Leave out the pictures, and retype only the lines from the beginning of the material through the line that contains "yticks = [0.00, 0.05, 0.10, 0.15, 0.20, 0.25, 0.30, 0.35, 0.40]", including both.

++++++

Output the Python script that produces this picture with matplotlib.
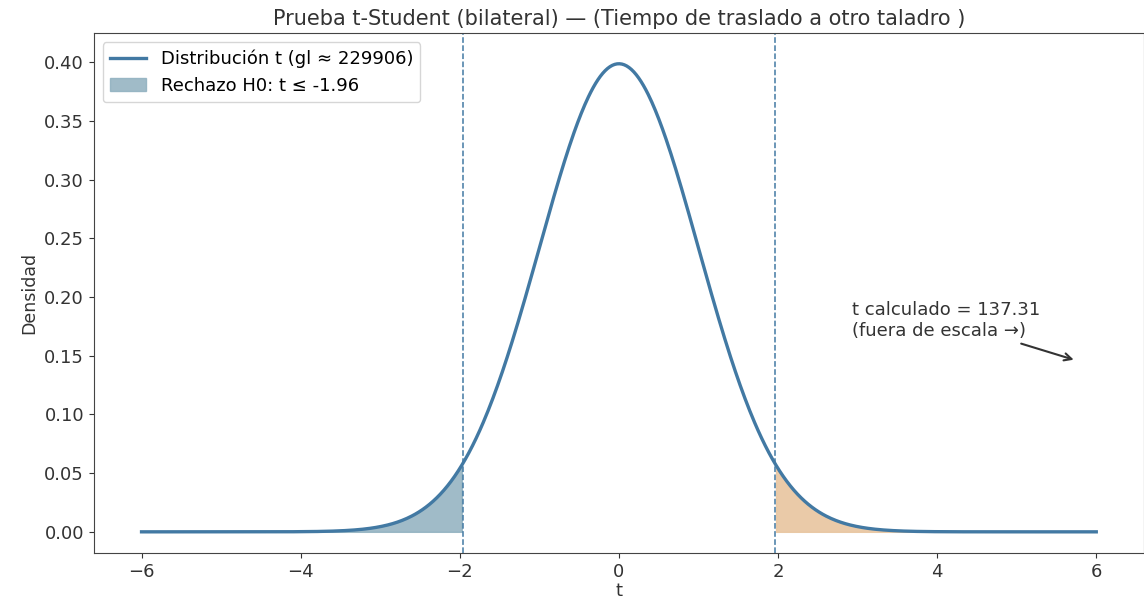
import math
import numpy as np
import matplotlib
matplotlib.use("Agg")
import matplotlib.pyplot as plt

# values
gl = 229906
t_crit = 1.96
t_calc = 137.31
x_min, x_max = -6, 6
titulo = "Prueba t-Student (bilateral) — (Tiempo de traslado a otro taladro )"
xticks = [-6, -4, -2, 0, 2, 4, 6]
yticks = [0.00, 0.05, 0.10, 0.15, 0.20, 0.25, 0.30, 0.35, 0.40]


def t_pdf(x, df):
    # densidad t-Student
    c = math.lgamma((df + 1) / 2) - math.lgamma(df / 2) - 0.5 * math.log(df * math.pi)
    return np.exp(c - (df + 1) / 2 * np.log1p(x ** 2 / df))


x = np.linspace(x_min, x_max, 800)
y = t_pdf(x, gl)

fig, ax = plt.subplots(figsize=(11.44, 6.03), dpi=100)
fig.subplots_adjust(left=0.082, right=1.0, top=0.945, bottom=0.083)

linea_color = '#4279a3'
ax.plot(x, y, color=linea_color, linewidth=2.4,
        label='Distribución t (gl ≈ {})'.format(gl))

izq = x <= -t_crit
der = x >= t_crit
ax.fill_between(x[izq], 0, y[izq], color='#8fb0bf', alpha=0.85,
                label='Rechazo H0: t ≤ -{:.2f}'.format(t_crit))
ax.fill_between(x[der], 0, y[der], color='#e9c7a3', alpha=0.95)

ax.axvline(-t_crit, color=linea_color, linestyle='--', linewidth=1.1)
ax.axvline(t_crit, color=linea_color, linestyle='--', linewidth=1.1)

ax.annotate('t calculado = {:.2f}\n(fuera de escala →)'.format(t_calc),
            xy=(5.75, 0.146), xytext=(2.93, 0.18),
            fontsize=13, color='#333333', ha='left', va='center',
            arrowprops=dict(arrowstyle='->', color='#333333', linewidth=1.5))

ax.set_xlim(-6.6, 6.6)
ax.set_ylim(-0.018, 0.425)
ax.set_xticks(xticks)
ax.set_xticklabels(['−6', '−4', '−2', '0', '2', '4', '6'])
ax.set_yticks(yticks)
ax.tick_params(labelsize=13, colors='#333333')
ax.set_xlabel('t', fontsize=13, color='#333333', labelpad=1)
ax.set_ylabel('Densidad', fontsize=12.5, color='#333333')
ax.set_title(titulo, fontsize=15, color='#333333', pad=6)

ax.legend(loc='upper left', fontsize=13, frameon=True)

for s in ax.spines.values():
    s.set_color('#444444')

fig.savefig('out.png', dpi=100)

++++++

▸ **Exercise output**
Output the Python script that produces this picture with matplotlib.
import math
import numpy as np
import matplotlib
matplotlib.use("Agg")
import matplotlib.pyplot as plt

# values
gl = 229906
t_crit = 1.96
t_calc = 137.31
x_min, x_max = -6, 6
titulo = "Prueba t-Student (bilateral) — (Tiempo de traslado a otro taladro )"
xticks = [-6, -4, -2, 0, 2, 4, 6]
yticks = [0.00, 0.05, 0.10, 0.15, 0.20, 0.25, 0.30, 0.35, 0.40]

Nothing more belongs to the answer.